L’altra sera da Matteo Bianchi ha affondato il colpo in relazione ai timori e ai dubbi che serpeggiano da qualche tempo in Lega. Perché?
«In realtà ho fatto due riflessioni. La prima sulla preoccupazione degli amministratori davanti all’ipotesi di cambiare il Pnrr. Il Pnrr è stato elaborato da diversi ministeri, tra cui, forse il più importante, quello guidato dal leghista Giancarlo Giorgetti e che ha visto la partecipazione anche dei Comuni. Cambiarlo significherebbe andare contro i territori. La seconda riflessione, più politica: se Fratelli d’Italia supera la Lega, anche qui a livello provinciale, cambiano gli equilibri dentro il centrodestra. E quindi ci saranno ripercussioni rispetto alla soluzione di certe problematiche, ma anche riguardo all’assetto della Provincia di Varese, che tra qualche mese andrà al voto».

Scusi sindaco, ma se si guarda in casa Pd c’è poco da “stare sereni”. Il 26 qualche problema potreste averlo anche voi. A partire dalla guida del partito, non crede?

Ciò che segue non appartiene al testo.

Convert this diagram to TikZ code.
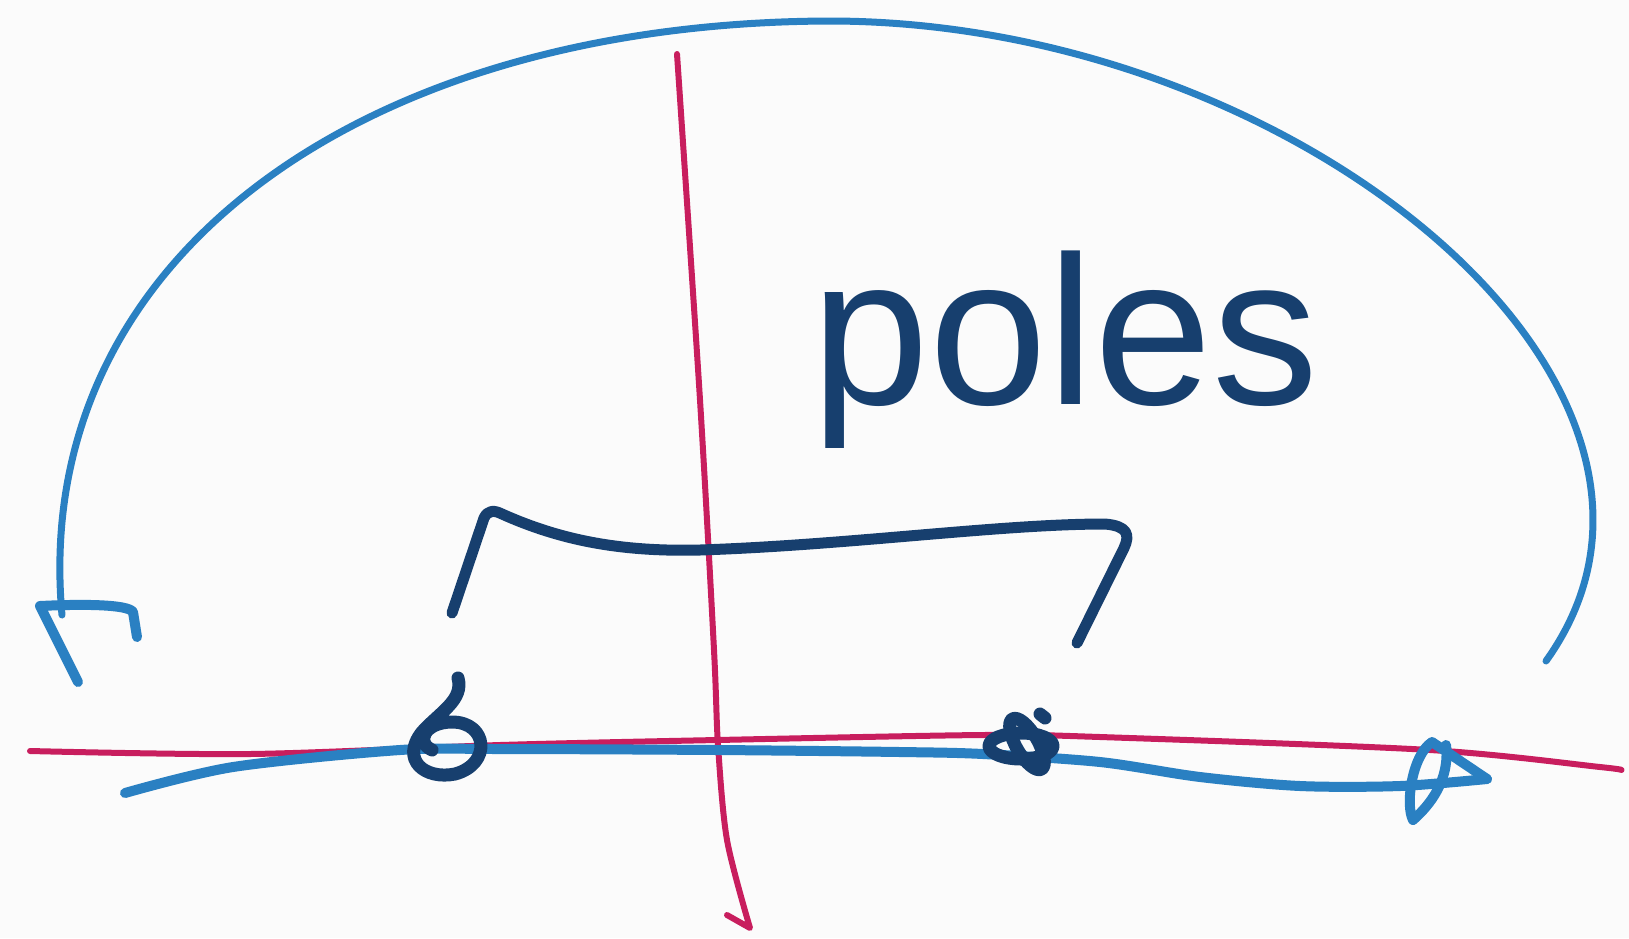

«Le esperienza amministrative locali, e Varese lo testimonia, dimostrano che il Pd è forte, anzi più forte, quando è in grado di costruire alleanze con diverse anime politiche e sociali del territorio. In particolari con quelle anime civiche e moderate. Il mio partito negli ultimi dieci anni ha dimostrato di avere il coraggio di guardare all’interesse del Paese e di essere una forza responsabile. Dopo il voto di domenica però, anche il Pd non potrà non guardare alle esperienze amministrative di successo che ci sono in giro per l’Italia e non potrà più ignorare questa capacità di aggregazione».